Emma had become a zombie somewhere between her third quarter performance review and the divorce papers. That's what happens when you optimize yourself for productivity until there's nothing left but habit and bone.

She found herself running along the lakeside trail at 5:47 AM—same time, same route, same numb pounding of sneakers against gravel. The water beside her was steel-gray, flat and unmoving, mirroring the sky that refused to brighten. She'd begun these morning runs eight months ago when Mark left, as if motion could somehow outrun the hollow ache in her chest.

Today, she stopped.

The woods to her left rustled with something heavier than wind. Emma froze, her breath visible in the October chill. A black bear emerged from the pines, massive and deliberate, its fur matted with morning dew. It didn't charge or threaten. It simply walked to the water's edge and lowered its head to drink.
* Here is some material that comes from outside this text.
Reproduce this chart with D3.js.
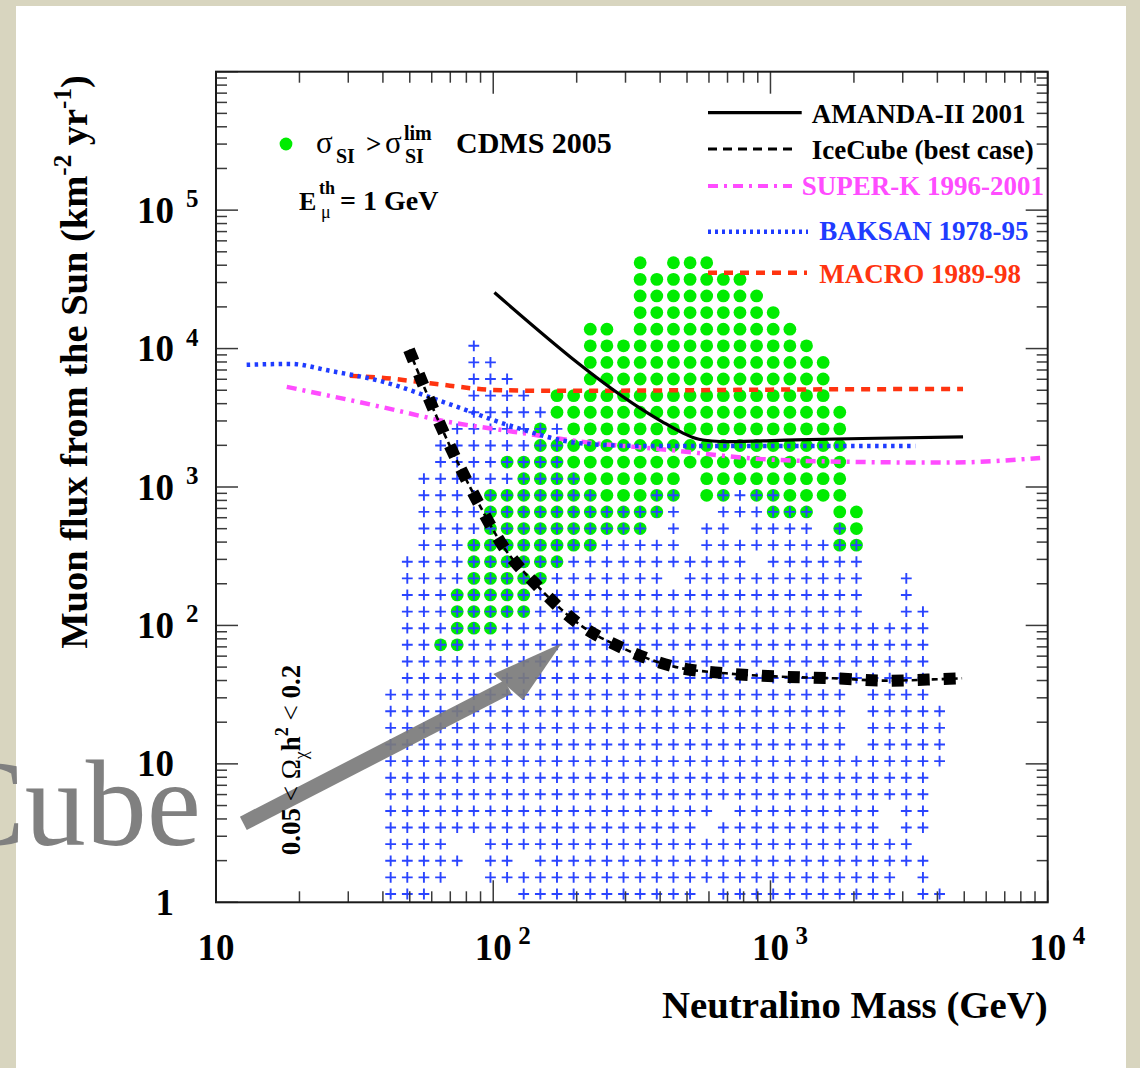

Emma stood thirty feet away, her heart hammering a rhythm she hadn't felt in months—real, visceral, alive. The bear raised its head, dark eyes meeting hers with an ancient, unhurried intelligence. In that moment, she understood what the corporate wellness pamphlets meant by presence, what her therapist kept asking about when she said 'be in your body.'

The bear lumbered back into the forest without acknowledging her further. Emma realized she'd been holding her breath. She exhaled, a long shuddering sound, and for the first time in eight months, she cried—really cried, the ugly necessary kind. The tears felt like water returning to a drought-stricken land.

She walked back to her car instead of running. Called in sick. Drove to the coast she hadn't visited since before the MBA. The zombie had died somewhere in those woods beside the lake. Whatever came next, at least it would be alive.